- [Recorded information]

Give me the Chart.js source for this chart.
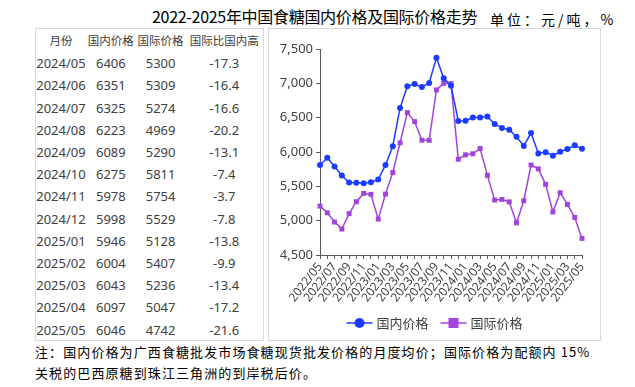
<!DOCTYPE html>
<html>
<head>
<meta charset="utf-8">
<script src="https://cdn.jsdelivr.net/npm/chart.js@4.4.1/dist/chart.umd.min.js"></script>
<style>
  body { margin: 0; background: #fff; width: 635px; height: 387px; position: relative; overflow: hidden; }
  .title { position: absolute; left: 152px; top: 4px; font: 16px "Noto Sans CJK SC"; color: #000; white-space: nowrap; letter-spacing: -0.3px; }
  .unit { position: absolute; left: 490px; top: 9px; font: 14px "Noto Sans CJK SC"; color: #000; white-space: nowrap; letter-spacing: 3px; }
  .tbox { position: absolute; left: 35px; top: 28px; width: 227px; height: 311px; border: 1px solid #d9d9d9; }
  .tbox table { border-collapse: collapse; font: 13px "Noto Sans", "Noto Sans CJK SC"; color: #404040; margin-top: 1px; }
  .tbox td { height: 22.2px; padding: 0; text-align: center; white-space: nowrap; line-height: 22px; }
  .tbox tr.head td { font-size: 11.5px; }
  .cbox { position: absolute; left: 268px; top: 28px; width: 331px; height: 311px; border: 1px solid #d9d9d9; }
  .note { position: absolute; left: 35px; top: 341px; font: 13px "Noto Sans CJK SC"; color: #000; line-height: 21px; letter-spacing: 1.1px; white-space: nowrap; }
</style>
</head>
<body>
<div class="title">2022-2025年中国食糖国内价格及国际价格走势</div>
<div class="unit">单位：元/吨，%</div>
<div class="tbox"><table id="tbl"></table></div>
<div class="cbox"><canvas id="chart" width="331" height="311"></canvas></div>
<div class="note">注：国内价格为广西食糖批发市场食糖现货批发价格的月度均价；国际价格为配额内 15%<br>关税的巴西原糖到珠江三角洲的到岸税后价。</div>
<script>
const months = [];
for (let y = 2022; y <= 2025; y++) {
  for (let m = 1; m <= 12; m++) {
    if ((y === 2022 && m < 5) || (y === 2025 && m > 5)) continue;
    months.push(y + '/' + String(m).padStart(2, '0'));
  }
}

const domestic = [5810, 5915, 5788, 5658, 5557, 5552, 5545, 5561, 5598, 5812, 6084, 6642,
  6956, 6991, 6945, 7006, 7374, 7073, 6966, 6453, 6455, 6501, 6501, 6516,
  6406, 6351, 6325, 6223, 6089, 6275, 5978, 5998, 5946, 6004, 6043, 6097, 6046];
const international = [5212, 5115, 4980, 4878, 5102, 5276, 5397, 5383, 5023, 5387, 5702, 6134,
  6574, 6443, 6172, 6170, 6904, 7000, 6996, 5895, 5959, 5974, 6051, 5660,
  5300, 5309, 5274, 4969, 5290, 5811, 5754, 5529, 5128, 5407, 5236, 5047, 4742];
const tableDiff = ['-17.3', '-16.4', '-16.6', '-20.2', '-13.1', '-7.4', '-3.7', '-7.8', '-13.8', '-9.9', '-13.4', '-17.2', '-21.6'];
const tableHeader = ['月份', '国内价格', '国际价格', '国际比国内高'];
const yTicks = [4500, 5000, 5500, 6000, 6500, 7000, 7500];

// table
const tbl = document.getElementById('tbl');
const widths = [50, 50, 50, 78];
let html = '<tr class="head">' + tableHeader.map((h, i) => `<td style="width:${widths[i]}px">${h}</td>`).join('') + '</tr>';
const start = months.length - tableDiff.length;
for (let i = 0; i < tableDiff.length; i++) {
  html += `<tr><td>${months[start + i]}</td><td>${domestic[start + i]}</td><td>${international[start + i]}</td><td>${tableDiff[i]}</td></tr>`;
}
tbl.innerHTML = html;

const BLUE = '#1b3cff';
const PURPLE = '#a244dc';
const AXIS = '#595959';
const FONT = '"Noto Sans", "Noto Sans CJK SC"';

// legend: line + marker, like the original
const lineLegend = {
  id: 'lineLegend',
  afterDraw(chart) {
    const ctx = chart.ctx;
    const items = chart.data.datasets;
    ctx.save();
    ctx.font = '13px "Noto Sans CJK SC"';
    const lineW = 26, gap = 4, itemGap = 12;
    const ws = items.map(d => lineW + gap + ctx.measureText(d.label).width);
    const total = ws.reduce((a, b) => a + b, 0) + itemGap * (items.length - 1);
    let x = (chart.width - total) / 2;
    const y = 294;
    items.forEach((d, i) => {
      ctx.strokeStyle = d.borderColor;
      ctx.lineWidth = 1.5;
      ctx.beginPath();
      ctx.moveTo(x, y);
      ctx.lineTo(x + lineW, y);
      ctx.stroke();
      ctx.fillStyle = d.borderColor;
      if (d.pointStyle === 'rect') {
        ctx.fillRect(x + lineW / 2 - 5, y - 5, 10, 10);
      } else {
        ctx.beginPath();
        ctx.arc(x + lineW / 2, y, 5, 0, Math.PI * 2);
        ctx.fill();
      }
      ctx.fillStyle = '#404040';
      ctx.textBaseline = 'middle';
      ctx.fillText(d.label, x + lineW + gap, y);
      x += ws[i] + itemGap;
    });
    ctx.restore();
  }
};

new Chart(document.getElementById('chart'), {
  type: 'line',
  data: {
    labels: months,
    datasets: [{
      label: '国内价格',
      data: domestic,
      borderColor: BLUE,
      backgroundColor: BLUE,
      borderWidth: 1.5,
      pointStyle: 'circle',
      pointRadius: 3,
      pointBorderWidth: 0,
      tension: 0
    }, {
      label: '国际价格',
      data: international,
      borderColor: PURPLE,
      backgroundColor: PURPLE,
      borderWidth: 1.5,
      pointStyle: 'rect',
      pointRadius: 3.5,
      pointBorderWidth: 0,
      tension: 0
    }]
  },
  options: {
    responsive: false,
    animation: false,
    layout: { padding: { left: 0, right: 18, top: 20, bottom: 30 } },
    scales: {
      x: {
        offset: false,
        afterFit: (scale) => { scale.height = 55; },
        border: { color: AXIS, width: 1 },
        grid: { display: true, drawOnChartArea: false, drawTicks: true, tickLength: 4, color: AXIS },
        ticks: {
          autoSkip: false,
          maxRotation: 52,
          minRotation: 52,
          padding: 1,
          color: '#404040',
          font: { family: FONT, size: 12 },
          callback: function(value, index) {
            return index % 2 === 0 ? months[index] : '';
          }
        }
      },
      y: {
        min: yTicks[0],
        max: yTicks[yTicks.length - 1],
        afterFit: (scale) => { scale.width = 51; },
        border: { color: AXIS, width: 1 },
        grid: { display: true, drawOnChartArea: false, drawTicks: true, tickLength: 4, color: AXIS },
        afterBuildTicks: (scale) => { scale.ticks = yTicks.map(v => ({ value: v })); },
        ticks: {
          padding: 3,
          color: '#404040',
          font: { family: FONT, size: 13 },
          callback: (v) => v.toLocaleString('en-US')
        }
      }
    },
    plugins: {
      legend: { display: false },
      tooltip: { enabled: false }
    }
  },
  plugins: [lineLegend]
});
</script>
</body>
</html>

- [Aim of the exercise] Write out the material above again, word for word, minus its pictures.

- [Correct answer]
Give me the Chart.js source for this chart.
<!DOCTYPE html>
<html>
<head>
<meta charset="utf-8">
<script src="https://cdn.jsdelivr.net/npm/chart.js@4.4.1/dist/chart.umd.min.js"></script>
<style>
  body { margin: 0; background: #fff; width: 635px; height: 387px; position: relative; overflow: hidden; }
  .title { position: absolute; left: 152px; top: 4px; font: 16px "Noto Sans CJK SC"; color: #000; white-space: nowrap; letter-spacing: -0.3px; }
  .unit { position: absolute; left: 490px; top: 9px; font: 14px "Noto Sans CJK SC"; color: #000; white-space: nowrap; letter-spacing: 3px; }
  .tbox { position: absolute; left: 35px; top: 28px; width: 227px; height: 311px; border: 1px solid #d9d9d9; }
  .tbox table { border-collapse: collapse; font: 13px "Noto Sans", "Noto Sans CJK SC"; color: #404040; margin-top: 1px; }
  .tbox td { height: 22.2px; padding: 0; text-align: center; white-space: nowrap; line-height: 22px; }
  .tbox tr.head td { font-size: 11.5px; }
  .cbox { position: absolute; left: 268px; top: 28px; width: 331px; height: 311px; border: 1px solid #d9d9d9; }
  .note { position: absolute; left: 35px; top: 341px; font: 13px "Noto Sans CJK SC"; color: #000; line-height: 21px; letter-spacing: 1.1px; white-space: nowrap; }
</style>
</head>
<body>
<div class="title">2022-2025年中国食糖国内价格及国际价格走势</div>
<div class="unit">单位：元/吨，%</div>
<div class="tbox"><table id="tbl"></table></div>
<div class="cbox"><canvas id="chart" width="331" height="311"></canvas></div>
<div class="note">注：国内价格为广西食糖批发市场食糖现货批发价格的月度均价；国际价格为配额内 15%<br>关税的巴西原糖到珠江三角洲的到岸税后价。</div>
<script>
const months = [];
for (let y = 2022; y <= 2025; y++) {
  for (let m = 1; m <= 12; m++) {
    if ((y === 2022 && m < 5) || (y === 2025 && m > 5)) continue;
    months.push(y + '/' + String(m).padStart(2, '0'));
  }
}

const domestic = [5810, 5915, 5788, 5658, 5557, 5552, 5545, 5561, 5598, 5812, 6084, 6642,
  6956, 6991, 6945, 7006, 7374, 7073, 6966, 6453, 6455, 6501, 6501, 6516,
  6406, 6351, 6325, 6223, 6089, 6275, 5978, 5998, 5946, 6004, 6043, 6097, 6046];
const international = [5212, 5115, 4980, 4878, 5102, 5276, 5397, 5383, 5023, 5387, 5702, 6134,
  6574, 6443, 6172, 6170, 6904, 7000, 6996, 5895, 5959, 5974, 6051, 5660,
  5300, 5309, 5274, 4969, 5290, 5811, 5754, 5529, 5128, 5407, 5236, 5047, 4742];
const tableDiff = ['-17.3', '-16.4', '-16.6', '-20.2', '-13.1', '-7.4', '-3.7', '-7.8', '-13.8', '-9.9', '-13.4', '-17.2', '-21.6'];
const tableHeader = ['月份', '国内价格', '国际价格', '国际比国内高'];
const yTicks = [4500, 5000, 5500, 6000, 6500, 7000, 7500];

// table
const tbl = document.getElementById('tbl');
const widths = [50, 50, 50, 78];
let html = '<tr class="head">' + tableHeader.map((h, i) => `<td style="width:${widths[i]}px">${h}</td>`).join('') + '</tr>';
const start = months.length - tableDiff.length;
for (let i = 0; i < tableDiff.length; i++) {
  html += `<tr><td>${months[start + i]}</td><td>${domestic[start + i]}</td><td>${international[start + i]}</td><td>${tableDiff[i]}</td></tr>`;
}
tbl.innerHTML = html;

const BLUE = '#1b3cff';
const PURPLE = '#a244dc';
const AXIS = '#595959';
const FONT = '"Noto Sans", "Noto Sans CJK SC"';

// legend: line + marker, like the original
const lineLegend = {
  id: 'lineLegend',
  afterDraw(chart) {
    const ctx = chart.ctx;
    const items = chart.data.datasets;
    ctx.save();
    ctx.font = '13px "Noto Sans CJK SC"';
    const lineW = 26, gap = 4, itemGap = 12;
    const ws = items.map(d => lineW + gap + ctx.measureText(d.label).width);
    const total = ws.reduce((a, b) => a + b, 0) + itemGap * (items.length - 1);
    let x = (chart.width - total) / 2;
    const y = 294;
    items.forEach((d, i) => {
      ctx.strokeStyle = d.borderColor;
      ctx.lineWidth = 1.5;
      ctx.beginPath();
      ctx.moveTo(x, y);
      ctx.lineTo(x + lineW, y);
      ctx.stroke();
      ctx.fillStyle = d.borderColor;
      if (d.pointStyle === 'rect') {
        ctx.fillRect(x + lineW / 2 - 5, y - 5, 10, 10);
      } else {
        ctx.beginPath();
        ctx.arc(x + lineW / 2, y, 5, 0, Math.PI * 2);
        ctx.fill();
      }
      ctx.fillStyle = '#404040';
      ctx.textBaseline = 'middle';
      ctx.fillText(d.label, x + lineW + gap, y);
      x += ws[i] + itemGap;
    });
    ctx.restore();
  }
};

new Chart(document.getElementById('chart'), {
  type: 'line',
  data: {
    labels: months,
    datasets: [{
      label: '国内价格',
      data: domestic,
      borderColor: BLUE,
      backgroundColor: BLUE,
      borderWidth: 1.5,
      pointStyle: 'circle',
      pointRadius: 3,
      pointBorderWidth: 0,
      tension: 0
    }, {
      label: '国际价格',
      data: international,
      borderColor: PURPLE,
      backgroundColor: PURPLE,
      borderWidth: 1.5,
      pointStyle: 'rect',
      pointRadius: 3.5,
      pointBorderWidth: 0,
      tension: 0
    }]
  },
  options: {
    responsive: false,
    animation: false,
    layout: { padding: { left: 0, right: 18, top: 20, bottom: 30 } },
    scales: {
      x: {
        offset: false,
        afterFit: (scale) => { scale.height = 55; },
        border: { color: AXIS, width: 1 },
        grid: { display: true, drawOnChartArea: false, drawTicks: true, tickLength: 4, color: AXIS },
        ticks: {
          autoSkip: false,
          maxRotation: 52,
          minRotation: 52,
          padding: 1,
          color: '#404040',
          font: { family: FONT, size: 12 },
          callback: function(value, index) {
            return index % 2 === 0 ? months[index] : '';
          }
        }
      },
      y: {
        min: yTicks[0],
        max: yTicks[yTicks.length - 1],
        afterFit: (scale) => { scale.width = 51; },
        border: { color: AXIS, width: 1 },
        grid: { display: true, drawOnChartArea: false, drawTicks: true, tickLength: 4, color: AXIS },
        afterBuildTicks: (scale) => { scale.ticks = yTicks.map(v => ({ value: v })); },
        ticks: {
          padding: 3,
          color: '#404040',
          font: { family: FONT, size: 13 },
          callback: (v) => v.toLocaleString('en-US')
        }
      }
    },
    plugins: {
      legend: { display: false },
      tooltip: { enabled: false }
    }
  },
  plugins: [lineLegend]
});
</script>
</body>
</html>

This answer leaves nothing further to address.